▸ **Brief**:
Please give the listing again, word for word, with nothing left out.

▸ **Dataset extract**:

|---|

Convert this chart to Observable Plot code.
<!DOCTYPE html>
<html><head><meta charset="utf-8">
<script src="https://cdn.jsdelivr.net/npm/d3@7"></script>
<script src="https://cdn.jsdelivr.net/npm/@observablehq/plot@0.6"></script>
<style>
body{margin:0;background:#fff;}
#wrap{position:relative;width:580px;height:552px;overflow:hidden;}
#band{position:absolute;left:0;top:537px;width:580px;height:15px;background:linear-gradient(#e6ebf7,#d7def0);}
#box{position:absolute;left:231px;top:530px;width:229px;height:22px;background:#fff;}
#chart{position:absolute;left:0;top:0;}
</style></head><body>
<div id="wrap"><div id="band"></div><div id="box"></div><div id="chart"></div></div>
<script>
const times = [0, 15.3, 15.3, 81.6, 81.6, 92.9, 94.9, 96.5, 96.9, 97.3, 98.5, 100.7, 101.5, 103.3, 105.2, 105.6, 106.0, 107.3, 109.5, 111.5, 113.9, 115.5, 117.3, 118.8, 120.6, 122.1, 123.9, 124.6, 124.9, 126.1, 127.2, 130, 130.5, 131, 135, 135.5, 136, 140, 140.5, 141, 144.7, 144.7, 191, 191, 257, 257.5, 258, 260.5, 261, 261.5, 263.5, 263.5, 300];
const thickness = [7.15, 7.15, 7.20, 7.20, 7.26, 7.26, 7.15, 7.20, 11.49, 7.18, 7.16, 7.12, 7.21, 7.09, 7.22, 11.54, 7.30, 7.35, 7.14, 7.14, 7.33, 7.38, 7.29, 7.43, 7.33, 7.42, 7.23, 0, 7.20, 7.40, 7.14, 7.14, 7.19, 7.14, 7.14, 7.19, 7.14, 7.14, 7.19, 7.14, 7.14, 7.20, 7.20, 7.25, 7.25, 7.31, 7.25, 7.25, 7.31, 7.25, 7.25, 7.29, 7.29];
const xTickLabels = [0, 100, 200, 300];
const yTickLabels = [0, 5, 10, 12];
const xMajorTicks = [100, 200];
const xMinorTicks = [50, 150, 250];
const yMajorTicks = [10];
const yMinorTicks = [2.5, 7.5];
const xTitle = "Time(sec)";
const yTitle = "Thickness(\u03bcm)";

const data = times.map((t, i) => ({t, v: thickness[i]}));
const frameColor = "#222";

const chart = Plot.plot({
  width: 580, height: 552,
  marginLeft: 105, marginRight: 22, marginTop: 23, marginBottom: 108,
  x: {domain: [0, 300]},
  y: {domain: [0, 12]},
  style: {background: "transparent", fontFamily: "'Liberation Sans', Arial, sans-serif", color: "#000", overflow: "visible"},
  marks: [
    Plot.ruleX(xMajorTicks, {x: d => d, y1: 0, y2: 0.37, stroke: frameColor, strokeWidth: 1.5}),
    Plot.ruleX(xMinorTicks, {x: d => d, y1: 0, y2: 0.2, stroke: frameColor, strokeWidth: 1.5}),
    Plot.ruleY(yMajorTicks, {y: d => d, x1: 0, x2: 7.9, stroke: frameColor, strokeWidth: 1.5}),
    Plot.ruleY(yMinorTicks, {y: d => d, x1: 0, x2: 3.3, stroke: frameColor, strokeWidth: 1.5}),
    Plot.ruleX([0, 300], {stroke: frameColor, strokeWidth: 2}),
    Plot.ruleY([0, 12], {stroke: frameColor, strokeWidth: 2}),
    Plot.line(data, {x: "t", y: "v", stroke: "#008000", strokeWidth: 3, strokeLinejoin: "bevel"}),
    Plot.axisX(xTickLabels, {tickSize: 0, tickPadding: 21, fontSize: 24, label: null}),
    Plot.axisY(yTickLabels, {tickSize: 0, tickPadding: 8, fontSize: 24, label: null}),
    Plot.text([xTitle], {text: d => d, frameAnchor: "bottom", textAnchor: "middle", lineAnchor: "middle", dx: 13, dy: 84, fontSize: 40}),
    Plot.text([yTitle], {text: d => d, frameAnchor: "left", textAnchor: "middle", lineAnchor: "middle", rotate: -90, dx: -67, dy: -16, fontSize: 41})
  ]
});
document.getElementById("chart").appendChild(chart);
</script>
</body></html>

|---|

▸ **Exercise response**:
Convert this chart to Observable Plot code.
<!DOCTYPE html>
<html><head><meta charset="utf-8">
<script src="https://cdn.jsdelivr.net/npm/d3@7"></script>
<script src="https://cdn.jsdelivr.net/npm/@observablehq/plot@0.6"></script>
<style>
body{margin:0;background:#fff;}
#wrap{position:relative;width:580px;height:552px;overflow:hidden;}
#band{position:absolute;left:0;top:537px;width:580px;height:15px;background:linear-gradient(#e6ebf7,#d7def0);}
#box{position:absolute;left:231px;top:530px;width:229px;height:22px;background:#fff;}
#chart{position:absolute;left:0;top:0;}
</style></head><body>
<div id="wrap"><div id="band"></div><div id="box"></div><div id="chart"></div></div>
<script>
const times = [0, 15.3, 15.3, 81.6, 81.6, 92.9, 94.9, 96.5, 96.9, 97.3, 98.5, 100.7, 101.5, 103.3, 105.2, 105.6, 106.0, 107.3, 109.5, 111.5, 113.9, 115.5, 117.3, 118.8, 120.6, 122.1, 123.9, 124.6, 124.9, 126.1, 127.2, 130, 130.5, 131, 135, 135.5, 136, 140, 140.5, 141, 144.7, 144.7, 191, 191, 257, 257.5, 258, 260.5, 261, 261.5, 263.5, 263.5, 300];
const thickness = [7.15, 7.15, 7.20, 7.20, 7.26, 7.26, 7.15, 7.20, 11.49, 7.18, 7.16, 7.12, 7.21, 7.09, 7.22, 11.54, 7.30, 7.35, 7.14, 7.14, 7.33, 7.38, 7.29, 7.43, 7.33, 7.42, 7.23, 0, 7.20, 7.40, 7.14, 7.14, 7.19, 7.14, 7.14, 7.19, 7.14, 7.14, 7.19, 7.14, 7.14, 7.20, 7.20, 7.25, 7.25, 7.31, 7.25, 7.25, 7.31, 7.25, 7.25, 7.29, 7.29];
const xTickLabels = [0, 100, 200, 300];
const yTickLabels = [0, 5, 10, 12];
const xMajorTicks = [100, 200];
const xMinorTicks = [50, 150, 250];
const yMajorTicks = [10];
const yMinorTicks = [2.5, 7.5];
const xTitle = "Time(sec)";
const yTitle = "Thickness(\u03bcm)";

const data = times.map((t, i) => ({t, v: thickness[i]}));
const frameColor = "#222";

const chart = Plot.plot({
  width: 580, height: 552,
  marginLeft: 105, marginRight: 22, marginTop: 23, marginBottom: 108,
  x: {domain: [0, 300]},
  y: {domain: [0, 12]},
  style: {background: "transparent", fontFamily: "'Liberation Sans', Arial, sans-serif", color: "#000", overflow: "visible"},
  marks: [
    Plot.ruleX(xMajorTicks, {x: d => d, y1: 0, y2: 0.37, stroke: frameColor, strokeWidth: 1.5}),
    Plot.ruleX(xMinorTicks, {x: d => d, y1: 0, y2: 0.2, stroke: frameColor, strokeWidth: 1.5}),
    Plot.ruleY(yMajorTicks, {y: d => d, x1: 0, x2: 7.9, stroke: frameColor, strokeWidth: 1.5}),
    Plot.ruleY(yMinorTicks, {y: d => d, x1: 0, x2: 3.3, stroke: frameColor, strokeWidth: 1.5}),
    Plot.ruleX([0, 300], {stroke: frameColor, strokeWidth: 2}),
    Plot.ruleY([0, 12], {stroke: frameColor, strokeWidth: 2}),
    Plot.line(data, {x: "t", y: "v", stroke: "#008000", strokeWidth: 3, strokeLinejoin: "bevel"}),
    Plot.axisX(xTickLabels, {tickSize: 0, tickPadding: 21, fontSize: 24, label: null}),
    Plot.axisY(yTickLabels, {tickSize: 0, tickPadding: 8, fontSize: 24, label: null}),
    Plot.text([xTitle], {text: d => d, frameAnchor: "bottom", textAnchor: "middle", lineAnchor: "middle", dx: 13, dy: 84, fontSize: 40}),
    Plot.text([yTitle], {text: d => d, frameAnchor: "left", textAnchor: "middle", lineAnchor: "middle", rotate: -90, dx: -67, dy: -16, fontSize: 41})
  ]
});
document.getElementById("chart").appendChild(chart);
</script>
</body></html>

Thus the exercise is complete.